Grands amoureux, les êtres malheureux pensent devoir être à la fois les maîtres de leur destin
et les maîtres de l’altérité. Mais ils échouent, et sur l’un, et sur l’autre.
Ils en deviennent vindicatifs avec l’humanité de l’homme sui generis. Pour eux, l’amitié n’est qu’un nuage ; cette
inclination passe si elle n’est pas fondée dans ce lien essentiel à leurs yeux :
la fête. Autrement dit, la politique
amoureuse de nos êtres atomisés relève de que Muray pénétrait avec pertinence
sous la notion d’homo festivus.
Nous
les découvrons bien solitaires en réalité. Ils se trouvent sur facebook et autres rhapsodies monadiques
dépressives. Ils se montrent à nu chaque fois de manière plus intime, pour narrer
qui de ses aventures, qui de ses congés payés, qui de ses petits plats culinaires
préférés… Nous les découvrons aussi extrêmement tatillons qu’ils sont déprimés
quant à leur futur intériorisé dans un présent tout noué de vacuités. La vanité
de leur volonté politique en fait une génération malheureuse, une génération qui enfante,
sans y croire, des idées canoniques pauvres et un conformisme généralisé. Les natifs des
années 60 à 80, surtout en mitan intellectuel, sont tout autant perdus que
leurs coreligionnaires exclus durablement de l’employabilité. Ils se sont
prolétarisés mais ne l’acceptent surtout pas. De fait, ils aiment comme ils vivent, ils votent comme ils aiment : en zappant…
Il
n’y a plus qu’à espérer de la très différente génération native des années 90 à
2010 une régénération durable et construite contre celle de leurs parents si
docile, contre la puissance à l’état d’Etat dans le cœur amoureux de leurs
parents, fossoyeurs d’un monde libre et souverain.
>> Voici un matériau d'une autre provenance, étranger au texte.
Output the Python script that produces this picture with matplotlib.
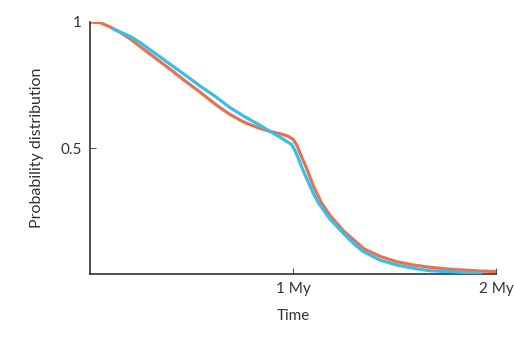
import numpy as np
import matplotlib
matplotlib.use("Agg")
import matplotlib.pyplot as plt

# values (time in My, probability)
orange_t = [0.00, 0.05, 0.10, 0.15, 0.20, 0.246, 0.32, 0.394, 0.47, 0.542, 0.62, 0.69, 0.76,
            0.829, 0.887, 0.94, 0.975, 1.00, 1.02, 1.04, 1.067, 1.10, 1.14, 1.18, 1.25, 1.30,
            1.35, 1.43, 1.51, 1.60, 1.675, 1.76, 1.84, 1.92, 2.00]
orange_p = [1.000, 0.997, 0.980, 0.958, 0.932, 0.903, 0.858, 0.813, 0.765, 0.722, 0.672, 0.633, 0.602,
            0.580, 0.566, 0.556, 0.547, 0.535, 0.510, 0.470, 0.420, 0.350, 0.283, 0.235, 0.170, 0.135,
            0.100, 0.070, 0.049, 0.035, 0.027, 0.020, 0.016, 0.012, 0.010]

blue_t = [0.107, 0.15, 0.20, 0.246, 0.32, 0.394, 0.47, 0.542, 0.62, 0.69, 0.76, 0.829, 0.887, 0.94,
          0.993, 1.01, 1.026, 1.045, 1.067, 1.10, 1.125, 1.18, 1.25, 1.30, 1.346, 1.43, 1.51,
          1.60, 1.675, 1.76, 1.84, 1.93]
blue_p = [0.975, 0.960, 0.942, 0.919, 0.876, 0.833, 0.789, 0.746, 0.703, 0.660, 0.625, 0.594, 0.566, 0.541,
          0.514, 0.490, 0.460, 0.420, 0.380, 0.320, 0.283, 0.220, 0.160, 0.120, 0.089, 0.055, 0.036,
          0.022, 0.013, 0.010, 0.007, 0.004]

x_ticks = [1, 2]
x_labels = ["1 My", "2 My"]
y_ticks = [0.5, 1]
y_labels = ["0.5", "1"]

plt.rcParams["font.family"] = ["Lato", "DejaVu Sans"]

fig = plt.figure(figsize=(5.14, 3.43), dpi=100)
ax = fig.add_axes([0.175, 0.201, 0.79, 0.735])

ax.plot(blue_t, blue_p, color="#3dbde3", lw=2.3, solid_capstyle="butt",
        solid_joinstyle="round", zorder=3)
ax.plot(orange_t, orange_p, color="#e07556", lw=2.3, solid_capstyle="butt",
        solid_joinstyle="round", zorder=2)

ax.set_xlim(0, 2)
ax.set_ylim(0, 1)
for s in ["top", "right"]:
    ax.spines[s].set_visible(False)
for s in ["left", "bottom"]:
    ax.spines[s].set_color("#222222")
    ax.spines[s].set_linewidth(1.1)

ax.set_xticks(x_ticks)
ax.set_xticklabels(x_labels)
ax.set_yticks(y_ticks)
ax.set_yticklabels(y_labels)
ax.tick_params(direction="in", length=4.5, width=0.8, color="#555555",
               labelsize=11, labelcolor="#333333", pad=6)

ax.set_xlabel("Time", fontsize=11, color="#333333", labelpad=9)
ax.set_ylabel("Probability distribution", fontsize=11.5, color="#333333", labelpad=12)

fig.savefig("out.png", dpi=100)
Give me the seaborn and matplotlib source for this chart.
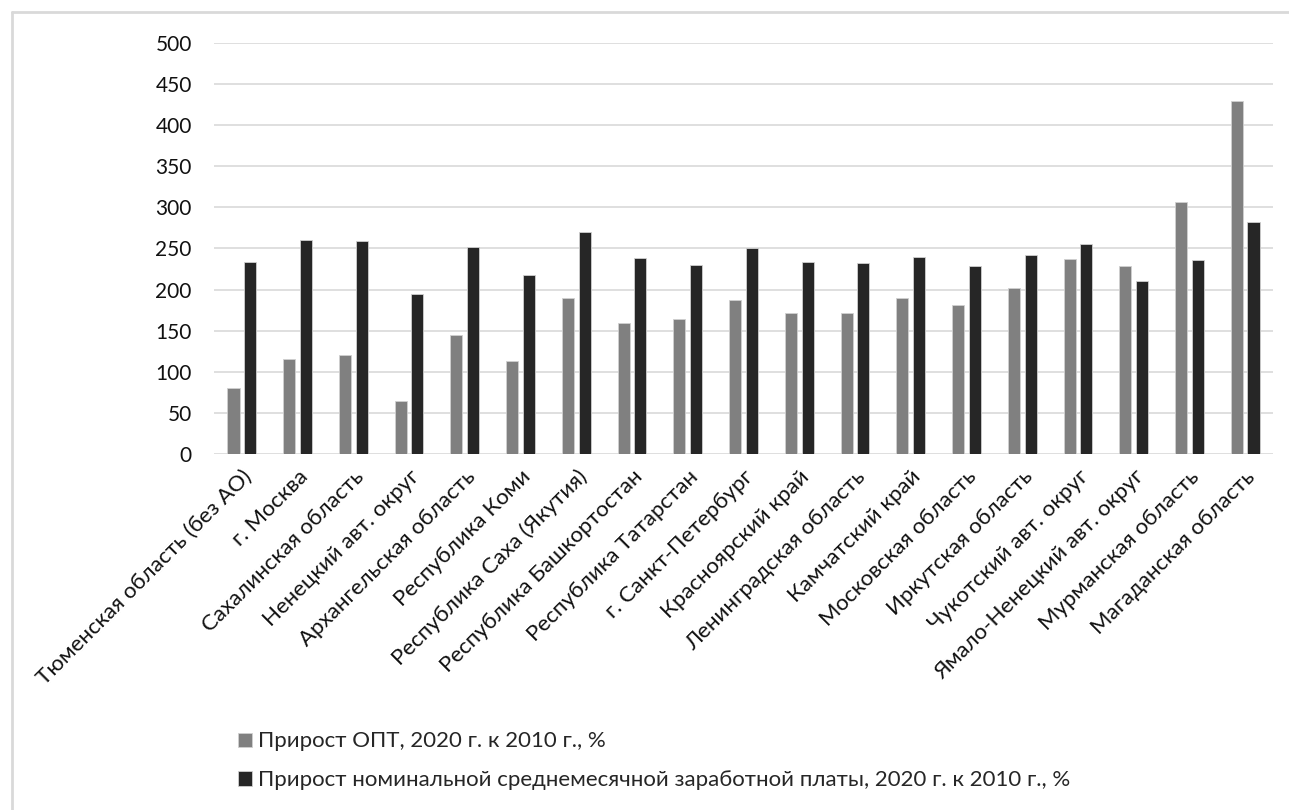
import pandas as pd
import numpy as np
import matplotlib
matplotlib.use('Agg')
import matplotlib.pyplot as plt
import seaborn as sns

# regions (x axis categories)
regions = [
    'Тюменская область (без АО)', 'г. Москва', 'Сахалинская область',
    'Ненецкий авт. округ', 'Архангельская область', 'Республика Коми',
    'Республика Саха (Якутия)', 'Республика Башкортостан', 'Республика Татарстан',
    'г. Санкт-Петербург', 'Красноярский край', 'Ленинградская область',
    'Камчатский край', 'Московская область', 'Иркутская область',
    'Чукотский авт. округ', 'Ямало-Ненецкий авт. округ', 'Мурманская область',
    'Магаданская область',
]

# values, %
opt_growth = [80, 116, 120, 65, 145, 113, 190, 159, 164, 187, 171, 171, 190,
              181, 202, 237, 229, 306, 429]
wage_growth = [233, 260, 259, 195, 252, 218, 270, 238, 230, 251, 234, 232, 240,
               229, 242, 256, 211, 236, 282]

series_names = ['Прирост ОПТ, 2020 г. к 2010 г., %',
                'Прирост номинальной среднемесячной заработной платы, 2020 г. к 2010 г., %']
y_ticks = [0, 50, 100, 150, 200, 250, 300, 350, 400, 450, 500]

df = pd.DataFrame({
    'region': regions * 2,
    'value': opt_growth + wage_growth,
    'series': [series_names[0]] * len(regions) + [series_names[1]] * len(regions),
})

sns.set_theme(style='white')
plt.rcParams['font.family'] = ['Lato', 'DejaVu Sans']

fig = plt.figure(figsize=(12.89, 8.10), dpi=100)
ax = fig.add_axes([0.166, 0.4395, 0.8216, 0.5075])

sns.barplot(data=df, x='region', y='value', hue='series',
            palette=['#808080', '#262626'], width=0.6, gap=0.28,
            edgecolor='#d0d0d0', linewidth=0.6, ax=ax, legend=True)

ax.set_ylim(0, 500)
ax.set_yticks(y_ticks)
ax.set_xlim(-0.5, len(regions) - 0.5)
ax.yaxis.grid(True, color='#d9d9d9', linewidth=1.2)
ax.set_axisbelow(True)
for s in ax.spines.values():
    s.set_visible(False)
ax.set_xlabel('')
ax.set_ylabel('')
ax.tick_params(axis='y', length=0, pad=16, labelsize=15, labelcolor='#111111')
ax.tick_params(axis='x', length=0, pad=9, labelsize=16, labelcolor='#111111')
plt.setp(ax.get_xticklabels(), rotation=45, ha='right', rotation_mode='anchor')

# legend below the chart
handles, labels = ax.get_legend_handles_labels()
ax.get_legend().remove()
fig.legend(handles, labels, loc='upper left', bbox_to_anchor=(0.178, 0.108),
           frameon=False, fontsize=16, handlelength=0.6, handleheight=0.6,
           handletextpad=0.3, labelspacing=0.85, borderaxespad=0)

# light frame around the chart area (only top and left visible)
fig.add_artist(plt.Line2D([12 / 1289, 1], [1 - 12 / 810] * 2, color='#d9d9d9', lw=2))
fig.add_artist(plt.Line2D([12 / 1289] * 2, [0, 1 - 12 / 810], color='#d9d9d9', lw=2))

fig.savefig('out.png', dpi=100)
En attendant, comme le
recommandait mon bon professeur évoqué plus haut, il nous faut raser les murs
pour ne pas nous encombrer de nos contemporains si chagrins, si pointilleux
dans le régime de la tyrannie de leur génie au quotidien et, surtout, si
chargés d’esprit de sérieux, vétilles et instincts de procurature.